Désignée par Emmanuel Macron pour intégrer la Commission européenne, la Française Sylvie Goulard a réclamé mardi «le respect de la présomption d'innocence» aux eurodéputés, qui ne l'ont pas ménagée lors d'une audition à Bruxelles sur les enquêtes dont elle fait l'objet pour des soupçons d'emploi fictif, informe l’AFP.
«I'm clean» («je suis propre»), a lancé en anglais Mme Goulard aux représentants du Parlement, qui décideront, à l'issue de cette audition, de valider ou non sa nomination pour le portefeuille aussi vaste que stratégique du «Marché intérieur» au sein du futur exécutif européen.
Cette audition est aussi un nouveau test pour la présidente du futur exécutif européen, l'Allemande Ursula von der Leyen, censée entrer en fonction le 1er novembre et dont l'équipe peine pour l'instant à convaincre les eurodéputés qui auditionnent tous les candidats jusqu'au 8 octobre, informe l’agence de presse.
Deux de ses membres -la social-démocrate roumaine Rovana Plumb et le Hongrois Laszlo Trocsanyi (PPE, droite)- ont été retoqués avant même leur audition, ce qui provoqué le courroux du PPE.
Députée européenne de 2009 à 2017, la Française a été interrogée à plusieurs reprises sur les deux enquêtes dont elle fait l'objet -l'une de la justice française, l'autre de l'Office européen de lutte antifraude (Olaf)- dans l'affaire des emplois présumés fictifs des assistants des eurodéputés Modem.
Ce dossier l'avait conduite à quitter son poste de ministre des Armées en juin 2017, un mois seulement après sa nomination.
Scepticisme de députés
Plusieurs députés ont soulevé les «questions éthiques» posées par le fait que Mme Goulard fasse l'objet de deux enquêtes. «Comment comprendre que cela ne vous empêche pas d'exercer la fonction de commissaire ?», a lancé le Français François-Xavier Bellamy.
D'autres députés, rapporte l’AFP, ont aussi déclaré «ne pas comprendre» comment elle pouvait prétendre être commissaire alors qu'elle a démissionné pour les mêmes raisons de son poste de ministre des Armées.
«Un usage existe en France, depuis les années 90, selon lequel tout ministre, à partir du moment où il serait mis en examen, devrait démissionner», a-t-elle expliqué, ajoutant que «dans les institutions européennes, un tel usage n'existe pas».
«Je n'ai pas été mise en examen, mais j'ai estimé alors pour une raison, avoir la responsabilité des armées françaises [...] que je ne pouvais pas faire courir ce risque», a-t-elle poursuivi.

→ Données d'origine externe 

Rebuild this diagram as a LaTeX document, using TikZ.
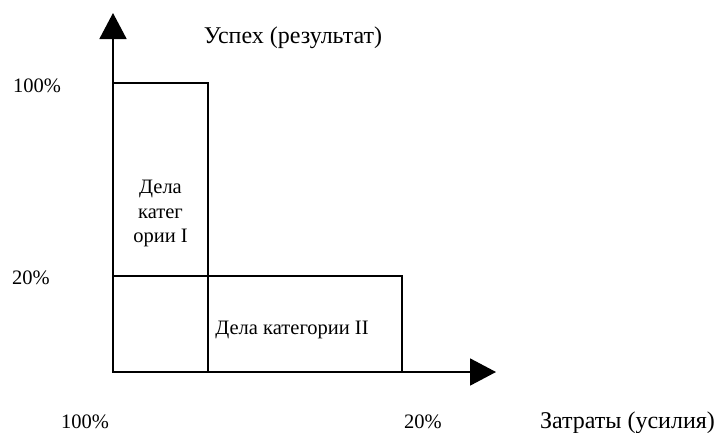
\documentclass[tikz,border=0pt]{standalone}
\usepackage{fontspec}
\setmainfont{Liberation Serif}
\usetikzlibrary{arrows.meta}
\begin{document}
\begin{tikzpicture}[x=1pt,y=-1pt,
  axis/.style={line width=1.8pt,-{Triangle[width=27pt,length=26pt]}},
  box/.style={line width=1.8pt},
  lbl/.style={inner sep=0pt,font=\fontsize{20.5}{25}\selectfont,anchor=base},
  axlbl/.style={inner sep=0pt,font=\fontsize{24}{28}\selectfont,anchor=base}]
\useasboundingbox (0,0) rectangle (717,432);
\coordinate (O) at (113,372);
\coordinate (ytip) at (113,13);
\coordinate (xtip) at (496,372);
% category boxes
\draw[box] (O) rectangle (402,276);
\draw[box] (O) rectangle (208,83);
% axes
\draw[axis] (O) -- (ytip);
\draw[axis] (O) -- (xtip);
% labels
\node[axlbl] (ylab) at (293,43) {Успех (результат)};
\node[lbl] (y100) at (37,92) {100\%};
\node[lbl] (y20) at (31,284) {20\%};
\node[lbl] (x100) at (85,428) {100\%};
\node[lbl] (x20) at (423,428) {20\%};
\node[axlbl] (xlab) at (627.5,428) {Затраты (усилия)};
\node[lbl] (cat2) at (292,334) {Дела категории II};
\node[lbl] (c1a) at (160.5,193) {Дела};
\node[lbl] (c1b) at (160.5,218) {катег};
\node[lbl] (c1c) at (160.5,242) {ории I};
\end{tikzpicture}
\end{document}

«Ce n'est pas que j'aurais du mépris pour les fonctions européennes», mais «la gravité de l'engagement de la vie humaine est un petit peu d'une autre nature».
«Je respecterais, si elle advient, la décision de justice», a-t-elle affirmé.
La Française a déjà remboursé 45.000 euros au Parlement européen, correspondant à huit mois de salaire d'un de ses assistants, pour lequel elle n'a pas pu fournir «de preuve de travail». «Un aveu», selon ses détracteurs, rappelle l’agence.
«Je n'ai rien reconnu» avec ce remboursement, a-t-elle répondu, expliquant qu'«il y avait eu des problèmes au moment de [la] démission» de ce collaborateur.
Mme Goulard a également été interrogée sur son travail de «consultante», à «plus de 10.000 euros» mensuels, pour un think tank américain, l'institut Berggruen, d'octobre 2013 à janvier 2016, alors même qu'elle était eurodéputée.
«J'ai tout déclaré, tout était légal», a-t-elle souligné.